Definire Il Signore degli Anelli una semplice “fiaba” è un errore che sminuisce la complessità e la profondità di un’opera epica che ha rivoluzionato il genere fantasy. La saga di J.R.R. Tolkien è molto più di una raccolta di racconti per bambini con una morale chiara e uno schema narrativo lineare. Al contrario, Il Signore degli Anelli è un’affascinante esplorazione delle sfumature del bene e del male, del sacrificio, del destino e del libero arbitrio, ambientata in un mondo ricco di dettagli e storie millenarie.

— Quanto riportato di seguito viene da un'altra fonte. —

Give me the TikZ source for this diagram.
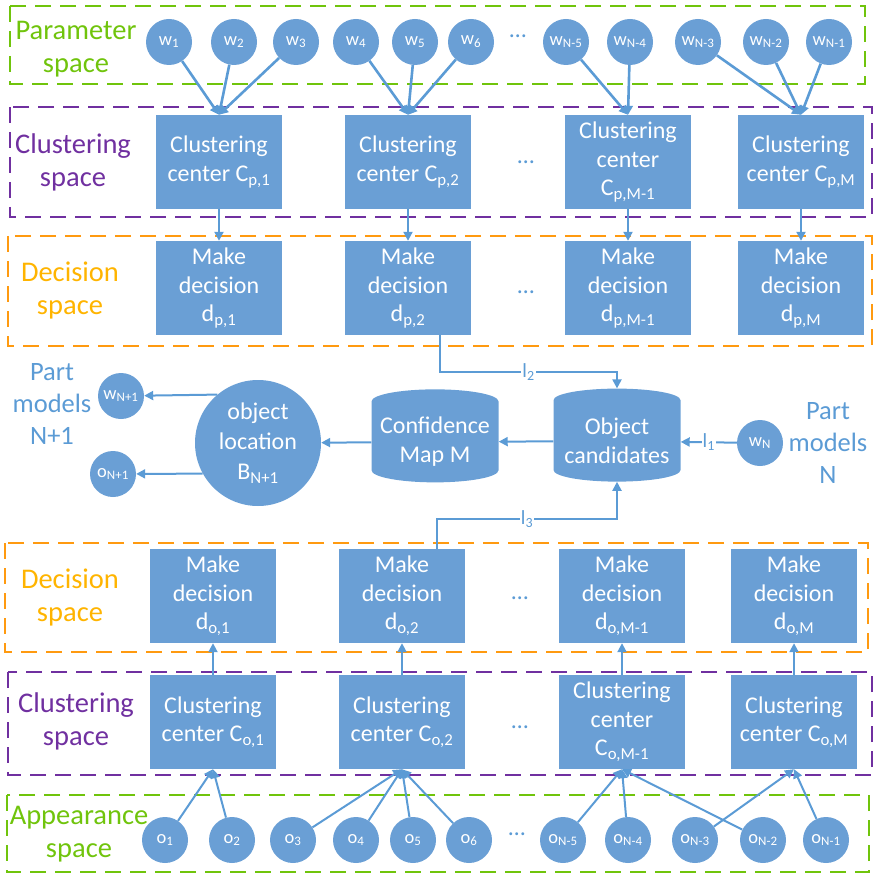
\documentclass[tikz,border=0pt]{standalone}
\usepackage{fontspec}
\setmainfont{Carlito}
\usetikzlibrary{arrows.meta,shapes.geometric}

\definecolor{boxblue}{HTML}{6A9FD5}
\definecolor{lineblue}{HTML}{5B9BD5}
\definecolor{zonegreen}{HTML}{70C40C}
\definecolor{zonepurple}{HTML}{7030A0}
\definecolor{zoneorange}{HTML}{FF9A10}
\definecolor{textorange}{HTML}{FFB400}

\tikzset{
  box/.style={rectangle, fill=boxblue, text=white, minimum width=126pt, minimum height=94pt,
    inner sep=0pt, align=center, font=\fontsize{24}{28.5}\selectfont},
  ball/.style={circle, fill=boxblue, text=white, minimum size=46pt, inner sep=0pt,
    font=\fontsize{18.5}{20}\selectfont},
  drum/.style={cylinder, shape border rotate=90, aspect=0.22, fill=boxblue, text=white,
    minimum width=127pt, minimum height=93pt, inner sep=0pt, align=center,
    font=\fontsize{24}{29}\selectfont},
  conn/.style={draw=lineblue, line width=2pt, -{Triangle[length=9pt,width=9pt]}},
  zone/.style={line width=2.6pt, dash pattern=on 16pt off 9pt},
  zonelabel/.style={align=center, inner sep=0pt, font=\fontsize{28.5}{33}\selectfont},
  partlabel/.style={align=center, inner sep=0pt, text=lineblue, font=\fontsize{26.5}{32}\selectfont},
  dots/.style={text=lineblue, inner sep=0pt, font=\fontsize{24}{28}\selectfont},
  lbl/.style={fill=white, text=lineblue, inner sep=1pt, font=\fontsize{20}{22}\selectfont}
}

\begin{document}
\begin{tikzpicture}[x=1pt, y=-1pt]
  \useasboundingbox (0,0) rectangle (874,877);

  % Dashed spaces
  \draw[zone, zonegreen] (10,6) rectangle (865,84);
  \draw[zone, zonepurple] (10,107) rectangle (872,217);
  \draw[zone, zoneorange] (8,236) rectangle (872,346);
  \draw[zone, zoneorange] (5,543) rectangle (868,652);
  \draw[zone, zonepurple] (8,672) rectangle (872,775);
  \draw[zone, zonegreen] (7,795) rectangle (869,872);

  % Space names
  \node[zonelabel, text=zonegreen] (parspace) at (76,49) {Parameter\\space};
  \node[zonelabel, text=zonepurple] (clupspace) at (73,162) {Clustering\\space};
  \node[zonelabel, text=textorange] (decpspace) at (70,290) {Decision\\space};
  \node[zonelabel, text=textorange] (decospace) at (70,597) {Decision\\space};
  \node[zonelabel, text=zonepurple] (cluospace) at (76,721) {Clustering\\space};
  \node[zonelabel, text=zonegreen] (appspace) at (79,834) {Appearance\\space};

  % Parameter nodes
  \foreach \x/\nm/\sub in {169/w1/1, 234/w2/2, 296/w3/3, 356/w4/4, 415/w5/5, 471/w6/6,
      566/wa/N-5, 630/wb/N-4, 698/wc/N-3, 766/wd/N-2, 829/we/N-1}
    \node[ball] (\nm) at (\x,42) {w\textsubscript{\sub}};
  \node[dots] (wdots) at (518,36) {\dots};

  % Clustering centers (parameters)
  \node[box] (Cp1) at (219,162) {Clustering\\center C\textsubscript{p,1}};
  \node[box] (Cp2) at (408,162) {Clustering\\center C\textsubscript{p,2}};
  \node[box] (Cp3) at (628,162) {Clustering\\center\\C\textsubscript{p,M-1}};
  \node[box] (Cp4) at (801,162) {Clustering\\center C\textsubscript{p,M}};
  \node[dots] (cpdots) at (526,162) {\dots};

  % Decisions (parameters)
  \node[box] (dp1) at (219,288) {Make\\decision\\d\textsubscript{p,1}};
  \node[box] (dp2) at (408,288) {Make\\decision\\d\textsubscript{p,2}};
  \node[box] (dp3) at (628,288) {Make\\decision\\d\textsubscript{p,M-1}};
  \node[box] (dp4) at (801,288) {Make\\decision\\d\textsubscript{p,M}};
  \node[dots] (dpdots) at (526,292) {\dots};

  % Object location part
  \node[drum] (obj) at (617,441) {Object\\candidates};
  \node[drum] (conf) at (435,442) {Confidence\\Map M};
  \node[ball, minimum size=126pt, align=center, font=\fontsize{24}{30}\selectfont] (loc) at (258,443)
    {object\\location\\B\textsubscript{N+1}};
  \node[ball] (wN1) at (121,396) {w\textsubscript{N+1}};
  \node[ball] (oN1) at (113,474) {o\textsubscript{N+1}};
  \node[ball] (wN) at (760,443) {w\textsubscript{N}};
  \node[partlabel] (partleft) at (52,404) {Part\\models\\N+1};
  \node[partlabel] (partright) at (828,443) {Part\\models\\N};

  % Decisions (appearance)
  \node[box] (do1) at (213,596) {Make\\decision\\d\textsubscript{o,1}};
  \node[box] (do2) at (402,596) {Make\\decision\\d\textsubscript{o,2}};
  \node[box] (do3) at (622,596) {Make\\decision\\d\textsubscript{o,M-1}};
  \node[box] (do4) at (794,596) {Make\\decision\\d\textsubscript{o,M}};
  \node[dots] (dodots) at (520,598) {\dots};

  % Clustering centers (appearance)
  \node[box] (Co1) at (213,722) {Clustering\\center C\textsubscript{o,1}};
  \node[box] (Co2) at (402,722) {Clustering\\center C\textsubscript{o,2}};
  \node[box] (Co3) at (622,722) {Clustering\\center\\C\textsubscript{o,M-1}};
  \node[box] (Co4) at (794,722) {Clustering\\center C\textsubscript{o,M}};
  \node[dots] (codots) at (520,727) {\dots};

  % Appearance nodes
  \foreach \x/\nm/\sub in {165/o1/1, 232/o2/2, 293/o3/3, 356/o4/4, 413/o5/5, 469/o6/6,
      563/oa/N-5, 628/ob/N-4, 695/oc/N-3, 763/od/N-2, 826/oe/N-1}
    \node[ball] (\nm) at (\x,840) {o\textsubscript{\sub}};
  \node[dots] (odots) at (517,834) {\dots};

  % Connectors
  \foreach \a/\b in {w1/Cp1, w2/Cp1, w3/Cp1, w4/Cp2, w5/Cp2, w6/Cp2,
      wa/Cp3, wb/Cp3, wc/Cp4, wd/Cp4, we/Cp4}
    \draw[conn, line width=2.6pt] (\a) -- (\b.north);
  \foreach \i in {1,...,4} {
    \draw[conn] (Cp\i) -- (dp\i);
    \draw[conn] (Co\i) -- (do\i);
  }
  \foreach \a/\b in {o1/Co1, o2/Co1, o3/Co2, o4/Co2, o5/Co2, o6/Co2,
      oa/Co3, ob/Co3, od/Co3, oc/Co4, oe/Co4}
    \draw[conn] (\a) -- (\b.south);

  \draw[conn] ([xshift=32pt]dp2.south) -- ++(0,37) -| node[lbl, pos=0.25] {l\textsubscript{2}} (obj.north);
  \draw[conn] ([xshift=35pt]do2.north) -- ++(0,-30) -| node[lbl, pos=0.25] {l\textsubscript{3}} (obj.south);
  \draw[conn] (wN) -- node[lbl] {l\textsubscript{1}} (obj);
  \draw[conn] (obj) -- (conf);
  \draw[conn] (conf) -- (loc);
  \draw[conn] (loc.130) -- (wN1);
  \draw[conn] (loc.209) -- (oN1);
\end{tikzpicture}
\end{document}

Le fiabe tradizionali offrono solitamente un conflitto netto tra bene e male, con personaggi archetipici e una morale esplicita. Tuttavia, la narrazione di Tolkien trascende questi limiti, introducendo personaggi complessi e moralmente ambigui. Figure come Gollum o Boromir incarnano la lotta interna tra la corruzione e la redenzione, rivelando che il male non è sempre una forza esterna da combattere, ma può risiedere nel cuore stesso degli individui. Questi personaggi non sono meri simboli, ma esseri umani tridimensionali che lottano con i propri demoni interiori, rendendo il tema del bene contro il male molto più sfumato e realistico rispetto alla tipica dicotomia delle fiabe.
Inoltre, a differenza delle fiabe, che spesso si svolgono in ambientazioni generiche e poco dettagliate, Il Signore degli Anelli è ambientato in un mondo meticolosamente costruito. La Terra di Mezzo non è solo uno sfondo, ma un personaggio a sé stante, con una storia, una geografia, e culture che influenzano direttamente gli eventi della trama. Tolkien ha creato un mondo vivo, con lingue proprie, miti, e una storia che si estende per migliaia di anni. Questo livello di dettaglio e di coerenza interna è senza precedenti nelle fiabe tradizionali, rendendo Il Signore degli Anelli una narrazione che si avvicina di più a un’opera epica o a un mito moderno.
La struttura narrativa di Il Signore degli Anelli è anch’essa lontana dalla semplicità delle fiabe. La trama è complessa, intrecciata con numerose sottotrame e una moltitudine di personaggi, ciascuno con il proprio arco evolutivo. Il linguaggio utilizzato da Tolkien è ricco, evocativo e poetico, mirato a un pubblico adulto e riflessivo. Le fiabe, al contrario, sono generalmente concise e lineari, progettate per comunicare rapidamente una lezione morale.
Un altro aspetto che distingue Il Signore degli Anelli dalle fiabe è l’assenza di un lieto fine convenzionale. Molte fiabe si concludono con la risoluzione del conflitto principale e la restaurazione dell’ordine, offrendo una chiusura confortante al lettore. Tuttavia, il finale di Il Signore degli Anelli, pur segnato dalla vittoria del bene, è permeato da un senso di perdita e malinconia. Frodo, nonostante abbia portato a termine la sua missione, non può più tornare alla vita semplice che conosceva; il suo viaggio ha lasciato ferite profonde, e la stessa Terra di Mezzo cambia per sempre. Questa conclusione complessa e agrodolce aggiunge una dimensione di realismo emotivo che raramente si trova nelle fiabe tradizionali.
In definitiva, leggere Il Signore degli Anelli come una fiaba significa ignorare la sua portata e la sua profondità. L’opera di Tolkien è un’epopea moderna che esplora le grandi questioni dell’esistenza umana, offrendo una visione ricca e stratificata della lotta tra bene e male, della natura del potere e della speranza nel mezzo della disperazione. Ridurla a una semplice fiaba significa perdere di vista ciò che la rende un capolavoro letterario.